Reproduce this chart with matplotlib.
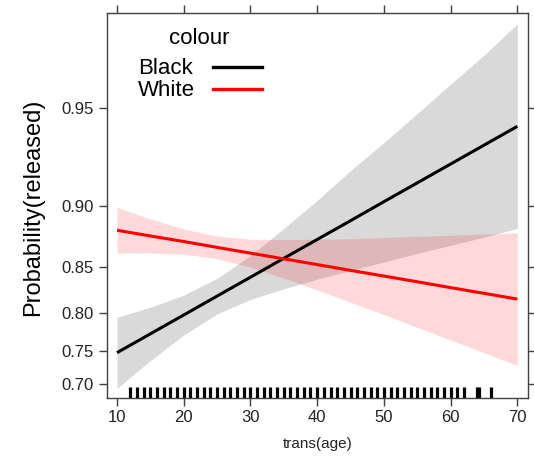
import matplotlib
matplotlib.use("Agg")
import matplotlib.pyplot as plt
from matplotlib.lines import Line2D
from matplotlib.ticker import FixedLocator, FixedFormatter, NullLocator

plt.rcParams['font.family'] = ['Liberation Sans', 'DejaVu Sans']

# values (probability scale)
ages = [10, 15, 20, 25, 30, 35, 40, 45, 50, 55, 60, 65, 70]
black_fit = [0.7475, 0.7736, 0.7977, 0.8199, 0.8401, 0.8585, 0.8750, 0.8898, 0.9032, 0.9150, 0.9255, 0.9348, 0.9430]
black_up = [0.795, 0.807, 0.821, 0.839, 0.861, 0.884, 0.904, 0.922, 0.936, 0.948, 0.958, 0.966, 0.973]
black_lo = [0.693, 0.736, 0.772, 0.799, 0.816, 0.828, 0.838, 0.847, 0.855, 0.863, 0.870, 0.877, 0.884]
white_fit = [0.8825, 0.8779, 0.8733, 0.8683, 0.8632, 0.8580, 0.8526, 0.8470, 0.8413, 0.8354, 0.8292, 0.8230, 0.8165]
white_up = [0.8994, 0.8911, 0.8834, 0.8778, 0.8753, 0.8749, 0.8752, 0.8757, 0.8767, 0.8776, 0.8785, 0.8795, 0.8804]
white_lo = [0.8633, 0.8634, 0.8623, 0.8582, 0.8500, 0.8393, 0.8267, 0.8129, 0.7982, 0.7821, 0.7653, 0.7476, 0.7289]
rug_ages = list(range(12, 63)) + [64, 64.2, 66]

y_ticks = [0.70, 0.75, 0.80, 0.85, 0.90, 0.95]
y_labels = ["0.70", "0.75", "0.80", "0.85", "0.90", "0.95"]
x_ticks = [10, 20, 30, 40, 50, 60, 70]

frame_col = '#404040'
text_col = '#222222'

fig = plt.figure(figsize=(5.34, 4.62), dpi=100)
ax = fig.add_axes([107/534, 64/462, 421/534, 385/462])
ax.set_yscale('logit')

# bands + lines, black first then white (pink band sits over black line)
ax.fill_between(ages, black_lo, black_up, color='black', alpha=0.15, lw=0)
ax.plot(ages, black_fit, color='black', lw=2.2, solid_capstyle='butt')
ax.fill_between(ages, white_lo, white_up, color='red', alpha=0.15, lw=0)
ax.plot(ages, white_fit, color='red', lw=2.2, solid_capstyle='butt')

# rug
ax.vlines(rug_ages, 0, 0.028, transform=ax.get_xaxis_transform(),
          color='black', lw=2.3)

ax.set_xlim(8.5, 71.6)
ax.set_ylim(0.6772, 0.9751)

ax.yaxis.set_major_locator(FixedLocator(y_ticks))
ax.yaxis.set_major_formatter(FixedFormatter(y_labels))
ax.yaxis.set_minor_locator(NullLocator())
ax.set_xticks(x_ticks)
ax.set_xticklabels([str(v) for v in x_ticks])

ax.tick_params(direction='out', length=5.5, width=1, color=frame_col,
               labelsize=12, labelcolor=text_col, top=True, right=True,
               labeltop=False, labelright=False, pad=3)
ax.tick_params(axis='y', pad=4)
for s in ax.spines.values():
    s.set_color(frame_col)
    s.set_linewidth(1)

ax.set_xlabel('trans(age)', fontsize=11, color=text_col, labelpad=9)
fig.text(33/534, 1 - 207/462, 'Probability(released)', rotation=90,
         fontsize=17, color='black', ha='center', va='center')

# legend
fig.text(199/534, 1 - 39/462, 'colour', fontsize=16, ha='center', va='center')
fig.text(138/534, 1 - 69/462, 'Black', fontsize=16, ha='left', va='center')
fig.text(138/534, 1 - 91/462, 'White', fontsize=16, ha='left', va='center')
fig.add_artist(Line2D([213/534, 262/534], [1 - 67/462, 1 - 67/462], color='black', lw=2.4))
fig.add_artist(Line2D([213/534, 262/534], [1 - 89/462, 1 - 89/462], color='red', lw=2.4))

fig.savefig('out.png', dpi=100)
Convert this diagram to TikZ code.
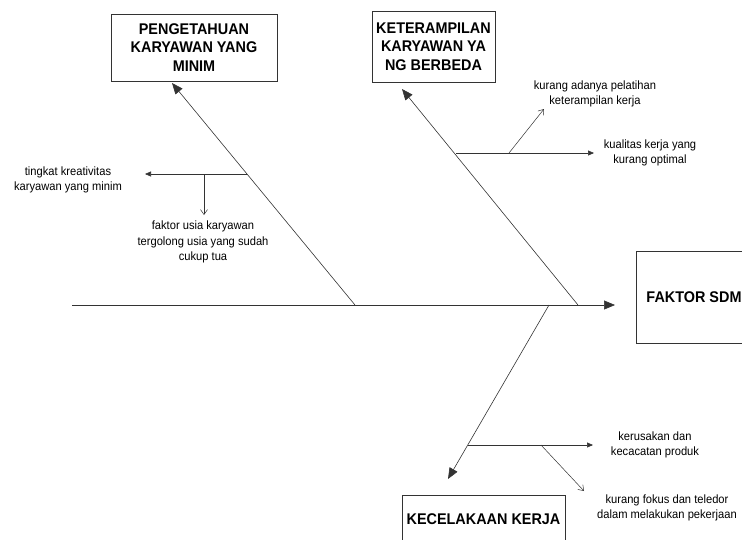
\documentclass[tikz,border=0pt]{standalone}
\usepackage{fontspec}
\setmainfont{Liberation Sans}[FakeStretch=0.93]
\usetikzlibrary{arrows.meta}
\usetikzlibrary{positioning}

\begin{document}
\begin{tikzpicture}[x=1pt, y=-1pt]
    \tikzset{ hd/.style  ={draw=black!80, line width=0.8pt, align=center, inner sep=0pt, font=\bfseries\fontsize{15.5}{18.5}\selectfont} }
    \tikzset{ txt/.style ={align=center, inner sep=0pt, font=\fontsize{12}{15.5}\selectfont} }
    \tikzset{ bone/.style={draw=black!80, line width=0.6pt, -{Triangle[length=11pt, width=9pt]}} }
    \tikzset{ rib/.style ={draw=black!80, line width=0.6pt, -{Triangle[length=6pt, width=5pt]}} }
    \tikzset{ twig/.style={draw=black!80, line width=0.5pt, -{Straight Barb[length=5pt, width=7pt]}} }

    \useasboundingbox (0,0) rectangle (742,539);
    \clip (0,0) rectangle (742,539);

    % kepala dan tulang kategori
    \node[hd, minimum width=166pt, minimum height=67pt] (pengetahuan) at (194,47.5)  {PENGETAHUAN\\KARYAWAN YANG\\MINIM};
    \node[hd, minimum width=123pt, minimum height=71pt] (keterampilan) at (433.5,46.5) {KETERAMPILAN\\KARYAWAN YA\\NG BERBEDA};
    \node[hd, minimum width=116pt, minimum height=92pt] (sdm)          at (694,297)   {FAKTOR SDM};
    \node[hd, minimum width=163pt, minimum height=48pt] (kecelakaan)   at (483.5,519) {KECELAKAAN KERJA};

    \coordinate (sp0) at (72,305);
    \coordinate (sp1) at (615,305);
    \coordinate (b1a) at (355,305);
    \coordinate (b1b) at (172,83);
    \coordinate (b2a) at (578,305);
    \coordinate (b2b) at (402,89);
    \coordinate (b3a) at (549,305);
    \coordinate (b3b) at (448,479);

    \coordinate (r1a) at (247,174);
    \coordinate (r1b) at (145,174);
    \coordinate (t1a) at (204,174);
    \coordinate (t1b) at (204,215);
    \coordinate (r2a) at (456,153);
    \coordinate (r2b) at (594,153);
    \coordinate (t2a) at (509,153);
    \coordinate (t2b) at (544,109);
    \coordinate (r3a) at (468,445);
    \coordinate (r3b) at (593,445);
    \coordinate (t3a) at (541,445);
    \coordinate (t3b) at (584,491);

    % penyebab
    \node[txt] (kreativitas) at (68,180)  {tingkat kreativitas\\karyawan yang minim};
    \node[txt] (usia)        at (203,242) {faktor usia karyawan\\tergolong usia yang sudah\\cukup tua};
    \node[txt] (pelatihan)   at (595,94)  {kurang adanya pelatihan\\keterampilan kerja};
    \node[txt] (kualitas)    at (650,153) {kualitas kerja yang\\kurang optimal};
    \node[txt] (kerusakan)   at (655,445) {kerusakan dan\\kecacatan produk};
    \node[txt] (fokus)       at (667,508) {kurang fokus dan teledor\\dalam melakukan pekerjaan};

    \draw[bone] (sp0) -- (sp1);
    \draw[bone] (b1a) -- (b1b);
    \draw[bone] (b2a) -- (b2b);
    \draw[bone] (b3a) -- (b3b);

    \draw[rib ] (r1a) -- (r1b);
    \draw[twig] (t1a) -- (t1b);
    \draw[rib ] (r2a) -- (r2b);
    \draw[twig] (t2a) -- (t2b);
    \draw[rib ] (r3a) -- (r3b);
    \draw[twig] (t3a) -- (t3b);
\end{tikzpicture}
\end{document}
——————————
PROBLEM TO SOLVE ::
Every record gets retyped exactly; no picture goes into the copy.

FINISHED ANSWER ::
Reproduce this chart with matplotlib.
import matplotlib
matplotlib.use("Agg")
import matplotlib.pyplot as plt
from matplotlib.lines import Line2D
from matplotlib.ticker import FixedLocator, FixedFormatter, NullLocator

plt.rcParams['font.family'] = ['Liberation Sans', 'DejaVu Sans']

# values (probability scale)
ages = [10, 15, 20, 25, 30, 35, 40, 45, 50, 55, 60, 65, 70]
black_fit = [0.7475, 0.7736, 0.7977, 0.8199, 0.8401, 0.8585, 0.8750, 0.8898, 0.9032, 0.9150, 0.9255, 0.9348, 0.9430]
black_up = [0.795, 0.807, 0.821, 0.839, 0.861, 0.884, 0.904, 0.922, 0.936, 0.948, 0.958, 0.966, 0.973]
black_lo = [0.693, 0.736, 0.772, 0.799, 0.816, 0.828, 0.838, 0.847, 0.855, 0.863, 0.870, 0.877, 0.884]
white_fit = [0.8825, 0.8779, 0.8733, 0.8683, 0.8632, 0.8580, 0.8526, 0.8470, 0.8413, 0.8354, 0.8292, 0.8230, 0.8165]
white_up = [0.8994, 0.8911, 0.8834, 0.8778, 0.8753, 0.8749, 0.8752, 0.8757, 0.8767, 0.8776, 0.8785, 0.8795, 0.8804]
white_lo = [0.8633, 0.8634, 0.8623, 0.8582, 0.8500, 0.8393, 0.8267, 0.8129, 0.7982, 0.7821, 0.7653, 0.7476, 0.7289]
rug_ages = list(range(12, 63)) + [64, 64.2, 66]

y_ticks = [0.70, 0.75, 0.80, 0.85, 0.90, 0.95]
y_labels = ["0.70", "0.75", "0.80", "0.85", "0.90", "0.95"]
x_ticks = [10, 20, 30, 40, 50, 60, 70]

frame_col = '#404040'
text_col = '#222222'

fig = plt.figure(figsize=(5.34, 4.62), dpi=100)
ax = fig.add_axes([107/534, 64/462, 421/534, 385/462])
ax.set_yscale('logit')

# bands + lines, black first then white (pink band sits over black line)
ax.fill_between(ages, black_lo, black_up, color='black', alpha=0.15, lw=0)
ax.plot(ages, black_fit, color='black', lw=2.2, solid_capstyle='butt')
ax.fill_between(ages, white_lo, white_up, color='red', alpha=0.15, lw=0)
ax.plot(ages, white_fit, color='red', lw=2.2, solid_capstyle='butt')

# rug
ax.vlines(rug_ages, 0, 0.028, transform=ax.get_xaxis_transform(),
          color='black', lw=2.3)

ax.set_xlim(8.5, 71.6)
ax.set_ylim(0.6772, 0.9751)

ax.yaxis.set_major_locator(FixedLocator(y_ticks))
ax.yaxis.set_major_formatter(FixedFormatter(y_labels))
ax.yaxis.set_minor_locator(NullLocator())
ax.set_xticks(x_ticks)
ax.set_xticklabels([str(v) for v in x_ticks])

ax.tick_params(direction='out', length=5.5, width=1, color=frame_col,
               labelsize=12, labelcolor=text_col, top=True, right=True,
               labeltop=False, labelright=False, pad=3)
ax.tick_params(axis='y', pad=4)
for s in ax.spines.values():
    s.set_color(frame_col)
    s.set_linewidth(1)

ax.set_xlabel('trans(age)', fontsize=11, color=text_col, labelpad=9)
fig.text(33/534, 1 - 207/462, 'Probability(released)', rotation=90,
         fontsize=17, color='black', ha='center', va='center')

# legend
fig.text(199/534, 1 - 39/462, 'colour', fontsize=16, ha='center', va='center')
fig.text(138/534, 1 - 69/462, 'Black', fontsize=16, ha='left', va='center')
fig.text(138/534, 1 - 91/462, 'White', fontsize=16, ha='left', va='center')
fig.add_artist(Line2D([213/534, 262/534], [1 - 67/462, 1 - 67/462], color='black', lw=2.4))
fig.add_artist(Line2D([213/534, 262/534], [1 - 89/462, 1 - 89/462], color='red', lw=2.4))

fig.savefig('out.png', dpi=100)
Convert this diagram to TikZ code.
\documentclass[tikz,border=0pt]{standalone}
\usepackage{fontspec}
\setmainfont{Liberation Sans}[FakeStretch=0.93]
\usetikzlibrary{arrows.meta}
\usetikzlibrary{positioning}

\begin{document}
\begin{tikzpicture}[x=1pt, y=-1pt]
    \tikzset{ hd/.style  ={draw=black!80, line width=0.8pt, align=center, inner sep=0pt, font=\bfseries\fontsize{15.5}{18.5}\selectfont} }
    \tikzset{ txt/.style ={align=center, inner sep=0pt, font=\fontsize{12}{15.5}\selectfont} }
    \tikzset{ bone/.style={draw=black!80, line width=0.6pt, -{Triangle[length=11pt, width=9pt]}} }
    \tikzset{ rib/.style ={draw=black!80, line width=0.6pt, -{Triangle[length=6pt, width=5pt]}} }
    \tikzset{ twig/.style={draw=black!80, line width=0.5pt, -{Straight Barb[length=5pt, width=7pt]}} }

    \useasboundingbox (0,0) rectangle (742,539);
    \clip (0,0) rectangle (742,539);

    % kepala dan tulang kategori
    \node[hd, minimum width=166pt, minimum height=67pt] (pengetahuan) at (194,47.5)  {PENGETAHUAN\\KARYAWAN YANG\\MINIM};
    \node[hd, minimum width=123pt, minimum height=71pt] (keterampilan) at (433.5,46.5) {KETERAMPILAN\\KARYAWAN YA\\NG BERBEDA};
    \node[hd, minimum width=116pt, minimum height=92pt] (sdm)          at (694,297)   {FAKTOR SDM};
    \node[hd, minimum width=163pt, minimum height=48pt] (kecelakaan)   at (483.5,519) {KECELAKAAN KERJA};

    \coordinate (sp0) at (72,305);
    \coordinate (sp1) at (615,305);
    \coordinate (b1a) at (355,305);
    \coordinate (b1b) at (172,83);
    \coordinate (b2a) at (578,305);
    \coordinate (b2b) at (402,89);
    \coordinate (b3a) at (549,305);
    \coordinate (b3b) at (448,479);

    \coordinate (r1a) at (247,174);
    \coordinate (r1b) at (145,174);
    \coordinate (t1a) at (204,174);
    \coordinate (t1b) at (204,215);
    \coordinate (r2a) at (456,153);
    \coordinate (r2b) at (594,153);
    \coordinate (t2a) at (509,153);
    \coordinate (t2b) at (544,109);
    \coordinate (r3a) at (468,445);
    \coordinate (r3b) at (593,445);
    \coordinate (t3a) at (541,445);
    \coordinate (t3b) at (584,491);

    % penyebab
    \node[txt] (kreativitas) at (68,180)  {tingkat kreativitas\\karyawan yang minim};
    \node[txt] (usia)        at (203,242) {faktor usia karyawan\\tergolong usia yang sudah\\cukup tua};
    \node[txt] (pelatihan)   at (595,94)  {kurang adanya pelatihan\\keterampilan kerja};
    \node[txt] (kualitas)    at (650,153) {kualitas kerja yang\\kurang optimal};
    \node[txt] (kerusakan)   at (655,445) {kerusakan dan\\kecacatan produk};
    \node[txt] (fokus)       at (667,508) {kurang fokus dan teledor\\dalam melakukan pekerjaan};

    \draw[bone] (sp0) -- (sp1);
    \draw[bone] (b1a) -- (b1b);
    \draw[bone] (b2a) -- (b2b);
    \draw[bone] (b3a) -- (b3b);

    \draw[rib ] (r1a) -- (r1b);
    \draw[twig] (t1a) -- (t1b);
    \draw[rib ] (r2a) -- (r2b);
    \draw[twig] (t2a) -- (t2b);
    \draw[rib ] (r3a) -- (r3b);
    \draw[twig] (t3a) -- (t3b);
\end{tikzpicture}
\end{document}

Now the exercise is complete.